Holding: The Court reversed the dismissal, held the venue statute relied on by lower courts did not apply to a removed case, and remanded for the district court to decide whether service gave it authority over the publisher.

Real World Impact:
  • Lets the plaintiff’s libel case proceed in the Florida federal court for now.
  • Requires the district court to decide whether notice (service) was proper before trial.
  • Clarifies that removed cases follow the removal-venue statute, not the general "doing business" venue rule.
Topics: libel and defamation, where federal cases are tried, service of notice, venue rules for removed cases

Summary

Background

Polizzi, a Florida resident, sued an Iowa publisher of Look magazine for allegedly libelous statements printed in a 1950 issue that reached Florida.

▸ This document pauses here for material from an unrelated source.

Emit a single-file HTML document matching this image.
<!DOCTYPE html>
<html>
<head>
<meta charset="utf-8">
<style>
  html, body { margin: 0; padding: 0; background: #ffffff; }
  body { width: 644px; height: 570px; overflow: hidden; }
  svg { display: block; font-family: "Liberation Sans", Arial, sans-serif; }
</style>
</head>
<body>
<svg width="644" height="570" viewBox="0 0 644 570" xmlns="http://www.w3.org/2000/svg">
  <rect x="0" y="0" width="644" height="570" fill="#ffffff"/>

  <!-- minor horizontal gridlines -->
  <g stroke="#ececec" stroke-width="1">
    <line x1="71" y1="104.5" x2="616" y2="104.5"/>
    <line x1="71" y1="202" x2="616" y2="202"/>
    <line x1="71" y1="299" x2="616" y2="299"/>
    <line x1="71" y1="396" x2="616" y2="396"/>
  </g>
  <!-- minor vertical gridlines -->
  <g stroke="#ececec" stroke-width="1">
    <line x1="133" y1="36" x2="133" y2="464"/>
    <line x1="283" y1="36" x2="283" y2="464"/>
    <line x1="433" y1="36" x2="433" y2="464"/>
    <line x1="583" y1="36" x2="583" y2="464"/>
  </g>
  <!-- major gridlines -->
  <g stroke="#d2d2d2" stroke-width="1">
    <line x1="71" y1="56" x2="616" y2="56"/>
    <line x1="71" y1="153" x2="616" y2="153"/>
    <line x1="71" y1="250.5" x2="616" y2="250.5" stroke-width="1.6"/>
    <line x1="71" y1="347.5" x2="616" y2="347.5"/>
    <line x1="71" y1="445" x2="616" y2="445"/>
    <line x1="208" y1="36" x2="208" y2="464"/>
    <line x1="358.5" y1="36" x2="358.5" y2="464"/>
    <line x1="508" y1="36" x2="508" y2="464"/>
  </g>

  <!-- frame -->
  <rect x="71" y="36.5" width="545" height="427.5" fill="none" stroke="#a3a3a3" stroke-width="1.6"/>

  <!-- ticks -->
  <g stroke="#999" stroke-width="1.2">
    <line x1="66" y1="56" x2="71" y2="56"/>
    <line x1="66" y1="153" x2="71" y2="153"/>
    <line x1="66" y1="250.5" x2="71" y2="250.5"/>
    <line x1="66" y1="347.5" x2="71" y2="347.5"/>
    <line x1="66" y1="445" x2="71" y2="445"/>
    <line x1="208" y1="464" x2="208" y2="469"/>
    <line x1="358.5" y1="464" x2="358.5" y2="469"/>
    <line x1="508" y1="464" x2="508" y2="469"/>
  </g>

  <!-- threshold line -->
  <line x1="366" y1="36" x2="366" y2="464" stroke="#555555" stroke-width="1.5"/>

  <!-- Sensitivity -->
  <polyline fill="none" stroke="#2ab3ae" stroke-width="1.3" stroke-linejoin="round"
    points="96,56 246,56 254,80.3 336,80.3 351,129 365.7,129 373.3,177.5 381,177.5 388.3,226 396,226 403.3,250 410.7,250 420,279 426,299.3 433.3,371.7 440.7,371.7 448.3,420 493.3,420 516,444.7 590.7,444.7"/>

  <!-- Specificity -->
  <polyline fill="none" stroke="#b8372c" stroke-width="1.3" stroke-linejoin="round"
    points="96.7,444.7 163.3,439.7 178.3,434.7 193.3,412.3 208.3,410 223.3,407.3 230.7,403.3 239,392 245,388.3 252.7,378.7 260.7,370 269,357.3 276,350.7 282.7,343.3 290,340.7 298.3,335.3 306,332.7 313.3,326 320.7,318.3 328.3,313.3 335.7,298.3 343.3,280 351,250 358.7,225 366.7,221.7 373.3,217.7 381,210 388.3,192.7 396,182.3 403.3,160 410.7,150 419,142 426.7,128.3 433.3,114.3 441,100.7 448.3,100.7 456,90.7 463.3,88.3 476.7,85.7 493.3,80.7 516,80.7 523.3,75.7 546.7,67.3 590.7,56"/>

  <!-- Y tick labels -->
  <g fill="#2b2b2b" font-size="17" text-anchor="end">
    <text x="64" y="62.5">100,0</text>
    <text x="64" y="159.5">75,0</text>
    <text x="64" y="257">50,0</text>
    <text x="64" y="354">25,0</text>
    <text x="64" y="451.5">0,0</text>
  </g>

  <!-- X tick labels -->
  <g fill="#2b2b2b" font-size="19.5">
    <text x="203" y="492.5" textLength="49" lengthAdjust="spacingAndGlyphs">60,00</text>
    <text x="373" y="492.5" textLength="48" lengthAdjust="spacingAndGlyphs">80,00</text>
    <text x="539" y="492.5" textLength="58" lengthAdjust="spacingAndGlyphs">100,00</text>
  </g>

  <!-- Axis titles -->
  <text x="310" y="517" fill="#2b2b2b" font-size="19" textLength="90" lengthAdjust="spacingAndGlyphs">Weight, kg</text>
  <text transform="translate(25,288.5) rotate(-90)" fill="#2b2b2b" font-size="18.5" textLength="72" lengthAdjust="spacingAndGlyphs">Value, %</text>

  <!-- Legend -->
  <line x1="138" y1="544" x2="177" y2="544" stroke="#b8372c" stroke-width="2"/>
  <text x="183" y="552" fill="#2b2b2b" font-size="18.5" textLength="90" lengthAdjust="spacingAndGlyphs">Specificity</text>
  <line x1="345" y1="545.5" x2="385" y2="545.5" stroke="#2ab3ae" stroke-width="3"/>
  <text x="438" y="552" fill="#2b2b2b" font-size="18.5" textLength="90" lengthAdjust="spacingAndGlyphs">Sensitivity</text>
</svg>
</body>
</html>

The publisher had no Florida offices, sold magazines through two independent wholesalers, and employed two circulation "road men" who checked retailers in a multi-state area including Florida. Polizzi filed in state court; the publisher removed the case to federal district court and the court issued an additional summons served on one road man. The district court dismissed the suit, saying the publisher was not "doing business" in Florida under a venue statute, and the Court of Appeals affirmed.

Reasoning

The Supreme Court's only question was whether the district court correctly dismissed the case for lack of authority. The Court explained that the venue rule relied on by the lower courts applies when a case is originally brought in federal court, but does not govern removed cases. A different statute controls where removed actions belong, and under that law the Florida federal court properly embraced the case. The Court therefore reversed and sent the case back for the district court to take jurisdiction and decide whether the publisher had been properly served. The majority did not decide whether the publisher met constitutional "due process" standards because that issue was not argued here.

Real world impact

The ruling lets Polizzi's libel claim proceed in the Florida federal court for now and requires the district court to resolve whether notice of the suit was adequate. It narrows what lower courts may rely on when dismissing removed cases and leaves the final determination about service and constitutional issues to later proceedings.

Dissents or concurrances

Justice Black agreed the dismissal was wrong and urged the court to reject delay tactics, saying the publisher was doing business in Florida and the case should be tried there now. Justice Burton also criticized prolonging the case but did not disagree with applying recent due-process principles.